At the same time my conscience called me a traitor. You know better, it jeered. That is what you are supposed to think, supposed to feel. How can you call yourself a feminist and still believe you aren’t
worth anything unless you are a size 6?

Because it’s true, I told myself bitterly. No matter how liberated I am, it still hurts when people (that is, men) look past me like I’m not there. Looks shouldn’t matter but that doesn’t change the fact that they do. And sure, I would love to make a stand, to live my life in my body— complete with its rolls and bulges and un-woodlike bits — without apology. But am I strong enough to keep on disappearing?

People need to be appreciated and acknowledged, and the only way it often seems for women to achieve that is through beauty. It is superficial, but it seems to be the rules of the gender-typing game — rules I’m not sure I’m strong enough to defy.

Because it doesn’t seem to matter how smart, or funny, or interesting or gregarious you are — let a real model-type come waltzing through the door and suddenly you are an absolute zero. It is the cruelest and most humiliating thing in the world, to be reminded by men that (to borrow from U2), “I don’t see you/When she walks in the room.”
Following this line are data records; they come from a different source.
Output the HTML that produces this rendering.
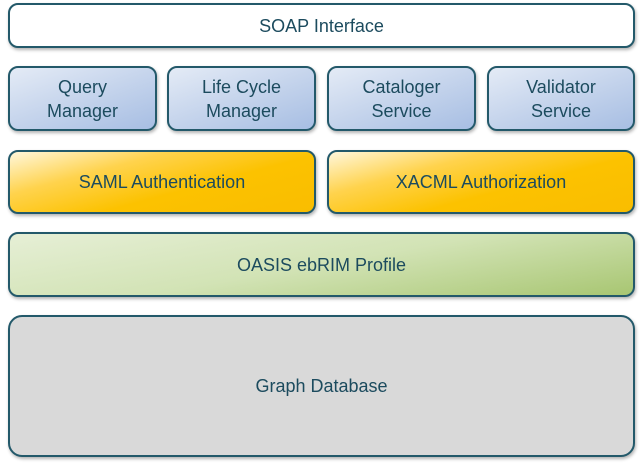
<!DOCTYPE html>
<html><head><style>
body{margin:0;width:640px;height:465px;background:#fff;position:relative;overflow:hidden;font-family:"Liberation Sans",sans-serif}
.b{position:absolute;box-sizing:border-box;border:2px solid #23596a;border-radius:10px;display:flex;align-items:center;justify-content:center;text-align:center;color:#1c4b5e;font-size:18px;line-height:24px;box-shadow:1px 2px 3px rgba(0,0,0,0.3)}
.s{background:linear-gradient(160deg,#e4ebf6 0%,#c5d4ec 50%,#a7bee3 100%)}
.y{background:linear-gradient(165deg,#fff7dc 0%,#ffd34d 30%,#fcc200 60%,#f9bd00 100%)}
.g{background:linear-gradient(170deg,#e6efd6 0%,#d2e3b5 50%,#a8c672 100%)}
</style></head><body>
<div class="b" style="left:8px;top:3px;width:627px;height:45px;background:#fff">SOAP Interface</div>
<div class="b s" style="left:8px;top:66px;width:149px;height:65px">Query<br>Manager</div>
<div class="b s" style="left:167px;top:66px;width:149px;height:65px">Life Cycle<br>Manager</div>
<div class="b s" style="left:327px;top:66px;width:149px;height:65px">Cataloger<br>Service</div>
<div class="b s" style="left:487px;top:66px;width:148px;height:65px">Validator<br>Service</div>
<div class="b y" style="left:8px;top:150px;width:308px;height:64px">SAML Authentication</div>
<div class="b y" style="left:327px;top:150px;width:308px;height:64px">XACML Authorization</div>
<div class="b g" style="left:8px;top:232px;width:627px;height:65px">OASIS ebRIM Profile</div>
<div class="b" style="left:8px;top:315px;width:627px;height:142px;background:#d9d9d9;border-radius:14px">Graph Database</div>
</body></html>
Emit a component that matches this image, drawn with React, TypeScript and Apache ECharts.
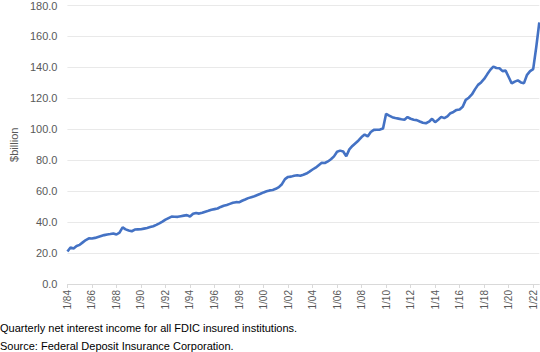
import React, { useEffect, useRef } from "react";
import * as echarts from "echarts";

// Quarterly net interest income, $billion, Q1 1984 .. Q3 2022
const startYear = 1984;
const values: number[] = [
  21.0, 23.6, 22.9, 24.6, 25.3, 26.9, 28.4, 29.5, 29.4, 29.8,
  30.4, 31.0, 31.6, 32.0, 32.3, 32.7, 32.0, 33.2, 36.6, 35.3,
  34.6, 34.1, 35.2, 35.3, 35.4, 35.8, 36.2, 36.8, 37.3, 38.2,
  39.2, 40.3, 41.6, 42.6, 43.6, 43.5, 43.4, 43.8, 44.2, 44.5,
  43.6, 45.4, 45.9, 45.5, 46.0, 46.7, 47.3, 48.0, 48.4, 48.8,
  49.8, 50.6, 51.1, 51.8, 52.5, 52.9, 52.8, 53.8, 54.6, 55.5,
  56.1, 56.7, 57.5, 58.3, 59.2, 59.9, 60.5, 60.8, 61.5, 62.6,
  64.5, 67.8, 69.2, 69.4, 70.0, 70.3, 70.0, 70.6, 71.4, 72.6,
  74.0, 75.2, 76.8, 78.4, 78.2, 79.2, 80.6, 82.5, 85.5, 86.2,
  85.6, 82.6, 87.0, 89.2, 91.0, 92.8, 95.0, 96.6, 95.4, 98.2,
  99.6, 99.7, 99.8, 100.5, 110.0, 108.8, 107.8, 107.3, 106.9, 106.5,
  106.2, 107.9, 106.8, 106.2, 105.9, 105.0, 104.2, 103.9, 104.9, 106.8,
  104.6, 106.2, 108.0, 107.2, 108.3, 110.4, 111.2, 112.5, 112.8, 114.5,
  119.0, 120.4, 122.5, 125.8, 128.7, 130.3, 132.5, 135.5, 138.4, 140.5,
  139.6, 139.4, 137.6, 137.9, 133.8, 129.6, 130.8, 131.6, 130.3, 129.8,
  135.2, 137.6, 138.9, 153.0, 169.0,
];
const quarterMonths = ["1", "4", "7", "10"];
const categories: string[] = values.map((_, i) => {
  const y = startYear + Math.floor(i / 4);
  return quarterMonths[i % 4] + "/" + String(y % 100).padStart(2, "0");
});
const yTicks = { min: 0, max: 180, interval: 20 };
const axisName = "$billion";
const notes = [
  "Quarterly net interest income for all FDIC insured institutions.",
  "Source: Federal Deposit Insurance Corporation.",
];

export default function App() {
  const ref = useRef<HTMLDivElement>(null);
  useEffect(() => {
    if (!ref.current) return;
    const chart = echarts.init(ref.current, undefined, { renderer: "svg" });
    const font = "Liberation Sans, Arial, sans-serif";
    chart.setOption({
      animation: false,
      textStyle: { fontFamily: font },
      grid: { left: 58.5, right: 0.7, top: 4.7, bottom: 68, containLabel: false },
      xAxis: {
        type: "category",
        data: categories,
        boundaryGap: false,
        axisLine: { lineStyle: { color: "#d9d9d9", width: 1 } },
        axisTick: { interval: 7, length: 4, lineStyle: { color: "#d9d9d9" } },
        axisLabel: {
          interval: 7,
          rotate: 90,
          margin: 6,
          fontSize: 10,
          color: "#595959",
          fontFamily: font,
        },
        splitLine: { show: false },
      },
      yAxis: {
        type: "value",
        min: yTicks.min,
        max: yTicks.max,
        interval: yTicks.interval,
        name: axisName,
        nameLocation: "middle",
        nameRotate: 90,
        nameGap: 42,
        nameTextStyle: { fontSize: 11, color: "#595959", fontFamily: font },
        axisLine: { show: false },
        axisTick: { show: false },
        axisLabel: {
          margin: 10,
          fontSize: 11,
          color: "#595959",
          fontFamily: font,
          formatter: (v: number) => v.toFixed(1),
        },
        splitLine: { lineStyle: { color: "#e9e9e9", width: 1 } },
      },
      series: [
        {
          type: "line",
          data: values,
          showSymbol: false,
          symbol: "none",
          lineStyle: { color: "#4472C4", width: 2.6 },
          itemStyle: { color: "#4472C4" },
        },
      ],
      graphic: notes.map((t, i) => ({
        type: "text",
        left: 0,
        top: 322 + i * 18,
        style: { text: t, fontSize: 11, fill: "#000000", fontFamily: font },
      })),
    });
    return () => chart.dispose();
  }, []);
  return (
    <div
      ref={ref}
      style={{ position: "fixed", left: 0, top: 0, width: 540, height: 352, background: "#ffffff" }}
    />
  );
}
What is there to do? Swap feminist texts for diet books? Better yet, trade in your library card for a gym membership, or see just how little you can eat without going crazy? Or stand up to the cultural oppression that has conditioned men to look at women in such a way that women cannot look at themselves without loathing?

The choice is not easy. But which is braver — suffer to be beautiful, or suffer for refusing to be told what beautiful is?